▸ AIM OF THE TASK: Reply with the count of lines holding "that", nothing more.

▸ DATA EXCERPT:

┌────────

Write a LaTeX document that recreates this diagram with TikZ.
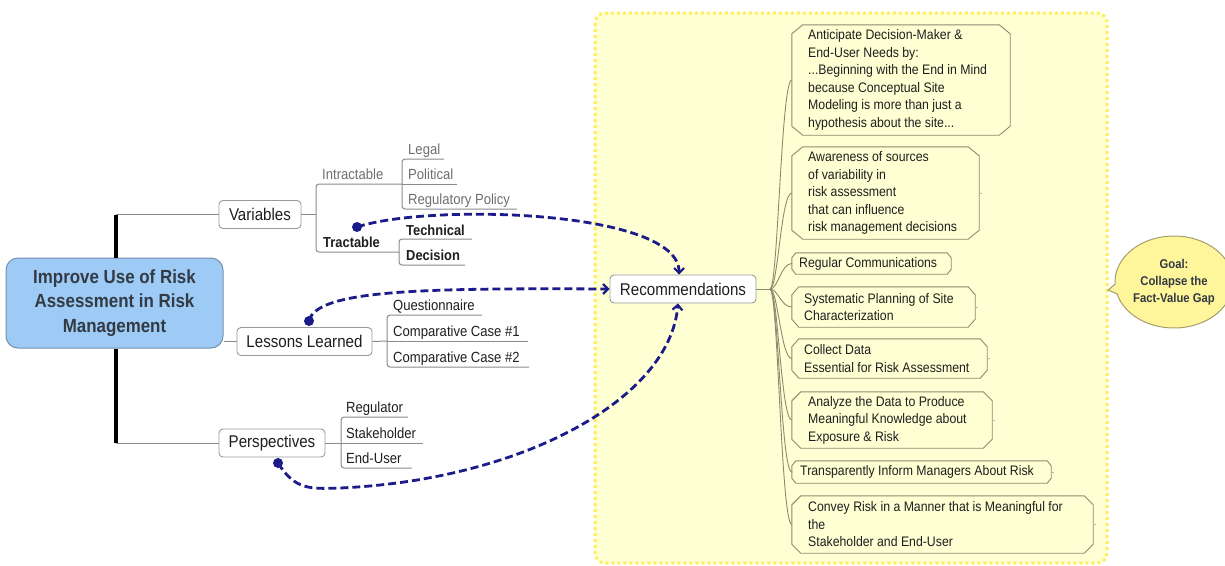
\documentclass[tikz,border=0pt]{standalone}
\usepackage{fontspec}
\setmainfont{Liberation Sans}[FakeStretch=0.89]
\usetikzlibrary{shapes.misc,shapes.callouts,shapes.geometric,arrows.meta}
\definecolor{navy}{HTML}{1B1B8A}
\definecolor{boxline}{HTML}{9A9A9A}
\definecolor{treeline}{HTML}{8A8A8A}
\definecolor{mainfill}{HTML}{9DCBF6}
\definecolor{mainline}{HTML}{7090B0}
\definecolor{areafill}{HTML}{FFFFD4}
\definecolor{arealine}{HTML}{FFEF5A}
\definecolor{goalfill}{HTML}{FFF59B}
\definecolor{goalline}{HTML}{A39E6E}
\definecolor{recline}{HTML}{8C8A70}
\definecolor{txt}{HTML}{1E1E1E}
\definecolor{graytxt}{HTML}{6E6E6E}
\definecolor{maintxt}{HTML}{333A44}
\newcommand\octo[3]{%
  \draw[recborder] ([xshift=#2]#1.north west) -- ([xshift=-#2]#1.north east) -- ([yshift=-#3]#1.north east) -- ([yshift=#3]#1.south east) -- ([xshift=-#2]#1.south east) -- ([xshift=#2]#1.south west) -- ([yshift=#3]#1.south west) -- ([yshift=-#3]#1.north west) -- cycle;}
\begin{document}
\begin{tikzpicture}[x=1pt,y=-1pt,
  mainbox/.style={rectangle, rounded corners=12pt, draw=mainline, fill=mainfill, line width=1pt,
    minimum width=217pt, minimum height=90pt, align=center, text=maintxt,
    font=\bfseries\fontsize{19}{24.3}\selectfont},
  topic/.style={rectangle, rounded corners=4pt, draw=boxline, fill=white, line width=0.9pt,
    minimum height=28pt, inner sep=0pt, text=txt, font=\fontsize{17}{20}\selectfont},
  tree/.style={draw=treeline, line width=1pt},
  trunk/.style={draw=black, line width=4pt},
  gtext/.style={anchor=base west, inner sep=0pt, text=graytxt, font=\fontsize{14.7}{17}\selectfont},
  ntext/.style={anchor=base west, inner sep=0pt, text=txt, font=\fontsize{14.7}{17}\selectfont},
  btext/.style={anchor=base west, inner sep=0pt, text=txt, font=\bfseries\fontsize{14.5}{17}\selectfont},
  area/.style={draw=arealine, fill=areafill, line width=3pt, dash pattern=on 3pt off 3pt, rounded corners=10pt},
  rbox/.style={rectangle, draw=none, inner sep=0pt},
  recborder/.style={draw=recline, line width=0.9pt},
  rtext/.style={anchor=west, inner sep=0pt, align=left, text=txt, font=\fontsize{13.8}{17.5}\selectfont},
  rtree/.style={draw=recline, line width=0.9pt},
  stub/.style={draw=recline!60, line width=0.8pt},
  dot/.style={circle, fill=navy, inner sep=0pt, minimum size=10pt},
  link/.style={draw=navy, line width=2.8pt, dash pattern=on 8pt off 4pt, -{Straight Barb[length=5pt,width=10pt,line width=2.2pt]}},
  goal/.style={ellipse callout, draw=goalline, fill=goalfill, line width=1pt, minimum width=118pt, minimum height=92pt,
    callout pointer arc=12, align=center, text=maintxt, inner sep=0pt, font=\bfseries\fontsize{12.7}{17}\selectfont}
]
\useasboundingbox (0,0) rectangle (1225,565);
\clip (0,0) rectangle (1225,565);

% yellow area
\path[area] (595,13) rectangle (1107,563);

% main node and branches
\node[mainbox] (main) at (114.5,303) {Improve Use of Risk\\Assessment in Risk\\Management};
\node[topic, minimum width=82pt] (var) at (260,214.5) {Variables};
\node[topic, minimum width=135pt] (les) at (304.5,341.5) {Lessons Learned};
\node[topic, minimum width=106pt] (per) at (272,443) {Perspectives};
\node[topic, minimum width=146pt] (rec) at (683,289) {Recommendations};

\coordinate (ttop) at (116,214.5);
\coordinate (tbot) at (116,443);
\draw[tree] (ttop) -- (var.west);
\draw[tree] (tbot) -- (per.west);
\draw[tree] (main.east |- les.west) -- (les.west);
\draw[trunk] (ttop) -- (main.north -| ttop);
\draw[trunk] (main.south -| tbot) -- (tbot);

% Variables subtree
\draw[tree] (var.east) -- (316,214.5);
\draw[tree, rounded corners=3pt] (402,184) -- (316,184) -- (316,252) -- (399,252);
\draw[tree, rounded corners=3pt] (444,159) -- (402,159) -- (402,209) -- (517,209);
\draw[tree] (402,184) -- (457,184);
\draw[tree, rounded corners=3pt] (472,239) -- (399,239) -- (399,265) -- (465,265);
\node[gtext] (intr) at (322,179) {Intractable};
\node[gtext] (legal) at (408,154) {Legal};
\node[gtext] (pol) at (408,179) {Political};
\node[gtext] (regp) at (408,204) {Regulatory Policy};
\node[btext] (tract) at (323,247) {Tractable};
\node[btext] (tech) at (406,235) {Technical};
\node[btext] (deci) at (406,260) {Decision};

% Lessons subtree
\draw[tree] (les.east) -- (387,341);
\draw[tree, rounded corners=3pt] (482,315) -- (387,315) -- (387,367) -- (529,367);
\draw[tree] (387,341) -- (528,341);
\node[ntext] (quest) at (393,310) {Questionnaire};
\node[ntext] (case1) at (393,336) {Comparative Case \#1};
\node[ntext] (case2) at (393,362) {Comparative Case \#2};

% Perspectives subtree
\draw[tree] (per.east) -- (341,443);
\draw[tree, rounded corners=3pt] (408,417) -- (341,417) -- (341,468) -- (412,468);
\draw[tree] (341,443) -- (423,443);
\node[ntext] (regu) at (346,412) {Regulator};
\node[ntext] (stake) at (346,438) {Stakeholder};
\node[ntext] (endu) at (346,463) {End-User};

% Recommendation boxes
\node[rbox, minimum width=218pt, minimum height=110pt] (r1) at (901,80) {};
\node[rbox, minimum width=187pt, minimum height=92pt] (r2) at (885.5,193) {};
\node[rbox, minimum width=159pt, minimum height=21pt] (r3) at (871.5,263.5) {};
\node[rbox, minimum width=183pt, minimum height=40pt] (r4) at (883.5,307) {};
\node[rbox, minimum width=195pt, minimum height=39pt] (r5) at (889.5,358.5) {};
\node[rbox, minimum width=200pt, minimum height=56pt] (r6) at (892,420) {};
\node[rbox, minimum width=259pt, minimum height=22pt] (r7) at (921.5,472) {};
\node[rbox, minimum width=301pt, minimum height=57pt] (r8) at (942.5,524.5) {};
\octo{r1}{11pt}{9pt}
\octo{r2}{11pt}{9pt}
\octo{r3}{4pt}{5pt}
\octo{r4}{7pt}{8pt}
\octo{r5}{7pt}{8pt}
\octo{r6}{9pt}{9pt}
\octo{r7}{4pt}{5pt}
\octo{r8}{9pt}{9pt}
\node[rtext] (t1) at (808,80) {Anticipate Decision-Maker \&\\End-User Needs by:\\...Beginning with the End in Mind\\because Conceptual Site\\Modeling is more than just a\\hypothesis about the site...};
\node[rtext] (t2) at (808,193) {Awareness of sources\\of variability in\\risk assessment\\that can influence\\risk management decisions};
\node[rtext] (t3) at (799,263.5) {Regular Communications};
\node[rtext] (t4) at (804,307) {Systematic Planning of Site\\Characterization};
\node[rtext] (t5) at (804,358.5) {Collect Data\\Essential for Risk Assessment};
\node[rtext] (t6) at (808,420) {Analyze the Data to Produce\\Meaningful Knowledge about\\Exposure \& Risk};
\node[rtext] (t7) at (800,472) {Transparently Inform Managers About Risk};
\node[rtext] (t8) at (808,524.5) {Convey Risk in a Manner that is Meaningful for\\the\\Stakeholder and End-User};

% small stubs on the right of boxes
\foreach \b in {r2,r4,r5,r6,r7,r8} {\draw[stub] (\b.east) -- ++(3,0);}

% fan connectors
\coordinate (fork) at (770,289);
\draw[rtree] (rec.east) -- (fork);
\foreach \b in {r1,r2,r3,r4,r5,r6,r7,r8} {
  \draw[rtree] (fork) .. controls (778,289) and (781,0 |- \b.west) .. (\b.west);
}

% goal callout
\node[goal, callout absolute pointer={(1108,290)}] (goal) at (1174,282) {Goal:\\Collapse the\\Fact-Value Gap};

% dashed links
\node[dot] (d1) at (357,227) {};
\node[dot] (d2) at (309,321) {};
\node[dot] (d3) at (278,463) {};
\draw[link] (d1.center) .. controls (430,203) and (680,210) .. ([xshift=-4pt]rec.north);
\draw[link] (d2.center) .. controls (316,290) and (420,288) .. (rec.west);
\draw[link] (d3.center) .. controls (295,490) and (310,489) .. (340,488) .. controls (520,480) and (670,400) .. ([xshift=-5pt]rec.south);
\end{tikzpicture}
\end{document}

└────────

▸ RESPONSE: 3